The quilt is named after the ship on which 180 British women convicts sailed to Tasmania in Australia in 1841 after they were sentenced to "transportation".

The women used sewing provisions and textiles donated by Elizabeth Fry's social reform initiative to create what is now the only transportation quilt in a national collection, never before shown outside Australia.

When the Rajah arrived in Hobart on July 19, 1841, the textile supplies had been turned into an inscribed patchwork, embroidered and appliqué coverlet, which was presented to the governor's wife as evidence of the women's industry.

Made using the pieced-medallion style common in the late 18th century, its central panel is worked with broderie perse, a term used to describe appliquéd chintz, probably because of its supposed resemblance to Persian embroidery.

The V & A show is popular and has attracted interest across Britain and from across the Atlantic in America, where quilting remains a popular activity.

Assistant curator Claire Smith said quilting was a way of documenting your own history and said research for the exhibition had revealed touching and intimate family histories.

Ms Smith said a small cot quilt probably from the 1690s was known only to have been made by the Governor of Deal Castle's daughter Priscilla Redding.

"Research for the exhibition uncovered Priscilla's diary chronicling the religious persecution of her father for being a Baptist preacher, the near drowning of her daughter and the death of her oldest son at the age of 15; very important and poignant family events," Ms Smith said.

Grayson Perry's 1993 Right to Life is a comparatively small but dramatic and disturbing quilt of red, white and black velvet.

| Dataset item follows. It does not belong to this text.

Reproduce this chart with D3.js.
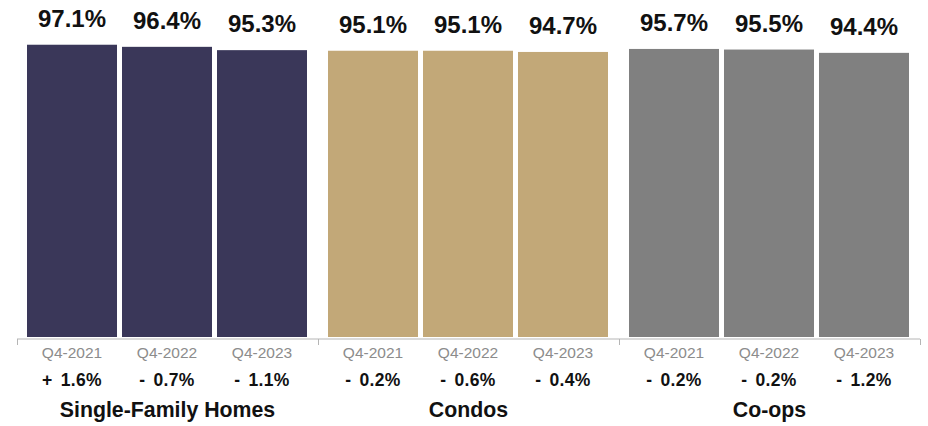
<!DOCTYPE html>
<html>
<head>
<meta charset="utf-8">
<script src="https://cdn.jsdelivr.net/npm/d3@7"></script>
<style>
  html, body { margin: 0; padding: 0; background: #fff; }
  svg { display: block; font-family: "Liberation Sans", Arial, Helvetica, sans-serif; }
</style>
</head>
<body>
<svg id="chart" width="928" height="426"></svg>
<script>
// Property types shown as groups
const groups = ["Single-Family Homes", "Condos", "Co-ops"];
// Quarters within each group
const quarters = ["Q4-2021", "Q4-2022", "Q4-2023"];
// Sale-to-list ratio (%) per group, per quarter
const singleFamily = [97.1, 96.4, 95.3];
const condos = [95.1, 95.1, 94.7];
const coops = [95.7, 95.5, 94.4];
// Year-over-year change labels per group
const singleFamilyChange = ["+ 1.6%", "- 0.7%", "- 1.1%"];
const condosChange = ["- 0.2%", "- 0.6%", "- 0.4%"];
const coopsChange = ["- 0.2%", "- 0.2%", "- 1.2%"];

const groupColors = ["#3a3759", "#c2a878", "#808080"];

const seriesValues = [singleFamily, condos, coops];
const seriesChanges = [singleFamilyChange, condosChange, coopsChange];

const rows = groups.map((g, gi) => ({
  group: g,
  color: groupColors[gi],
  bars: quarters.map((q, qi) => ({ quarter: q, value: seriesValues[gi][qi], change: seriesChanges[gi][qi] }))
}));

const svg = d3.select("#chart");
const baseY = 337;

const x0 = d3.scaleBand().domain(groups).range([17, 920]).padding(0);
const x1 = d3.scaleBand().domain(quarters).range([10, 290]).paddingInner(0.0526).paddingOuter(0);
const y = d3.scaleLinear().domain([0, 100]).range([baseY, 36]);

// Axis baseline with group separators
const axisG = svg.append("g").attr("transform", `translate(0,${baseY + 2})`);
axisG.append("line")
  .attr("x1", x0.range()[0]).attr("x2", x0.range()[1])
  .attr("stroke", "#b5b5b5").attr("stroke-width", 1);
const edges = groups.map(g => x0(g)).concat([x0.range()[1]]);
axisG.selectAll("line.sep").data(edges).join("line")
  .attr("class", "sep")
  .attr("x1", d => d + 0.5).attr("x2", d => d + 0.5)
  .attr("y1", 0).attr("y2", 6)
  .attr("stroke", "#b5b5b5").attr("stroke-width", 1);

const g = svg.selectAll("g.grp").data(rows).join("g")
  .attr("class", "grp")
  .attr("transform", d => `translate(${x0(d.group)},0)`);

// Bars
g.selectAll("rect").data(d => d.bars.map(b => ({ ...b, color: d.color }))).join("rect")
  .attr("x", d => x1(d.quarter))
  .attr("width", x1.bandwidth())
  .attr("y", d => y(d.value))
  .attr("height", d => baseY - y(d.value))
  .attr("fill", d => d.color);

// Value labels above bars
g.selectAll("text.val").data(d => d.bars).join("text")
  .attr("class", "val")
  .attr("x", d => x1(d.quarter) + x1.bandwidth() / 2)
  .attr("y", d => y(d.value) - 18)
  .attr("text-anchor", "middle")
  .attr("font-size", 24)
  .attr("font-weight", "bold")
  .attr("fill", "#111")
  .text(d => d.value.toFixed(1) + "%");

// Quarter labels
g.selectAll("text.q").data(d => d.bars).join("text")
  .attr("class", "q")
  .attr("x", d => x1(d.quarter) + x1.bandwidth() / 2)
  .attr("y", 358)
  .attr("text-anchor", "middle")
  .attr("font-size", 15.5)
  .attr("fill", "#8c8c8c")
  .text(d => d.quarter);

// Change labels
g.selectAll("text.chg").data(d => d.bars).join("text")
  .attr("class", "chg")
  .attr("x", d => x1(d.quarter) + x1.bandwidth() / 2)
  .attr("y", 386)
  .attr("text-anchor", "middle")
  .attr("font-size", 17.5)
  .attr("font-weight", "bold")
  .attr("fill", "#111")
  .attr("word-spacing", 3)
  .attr("letter-spacing", 0.3)
  .text(d => d.change);

// Group titles
g.append("text")
  .attr("x", x0.bandwidth() / 2)
  .attr("y", 417)
  .attr("text-anchor", "middle")
  .attr("font-size", 21.3)
  .attr("font-weight", "bold")
  .attr("fill", "#111")
  .text(d => d.group);
</script>
</body>
</html>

Its intricate designs of rotating foetuses contradicts the regularly perceived role of a quilt as an object of warmth and comfort and creates an unsettling commentary on the American abortion debate of the 1990s.

Designed by Perry it demonstrates the use of modern technology in craft and was professionally stitched by computer-controlled embroidery.

Ms Smith said the bedroom has always been a site for incredible decorative display and Tracey Emin's quilt To Meet My Past - arranged on a bed - provides a confessional installation which follows the tradition of quilts used as vessels for personal and collective memories.

Caren Garfen's How Many Times Do I Have To Repeat Myself 2010 centred around women, the workplace and home. Fluff from domestic clothes dryers was collected by women in an aligned study and trapped within the quilt as an analogy of women trapped into working due to financial pressures when in reality they would prefer to remain at home.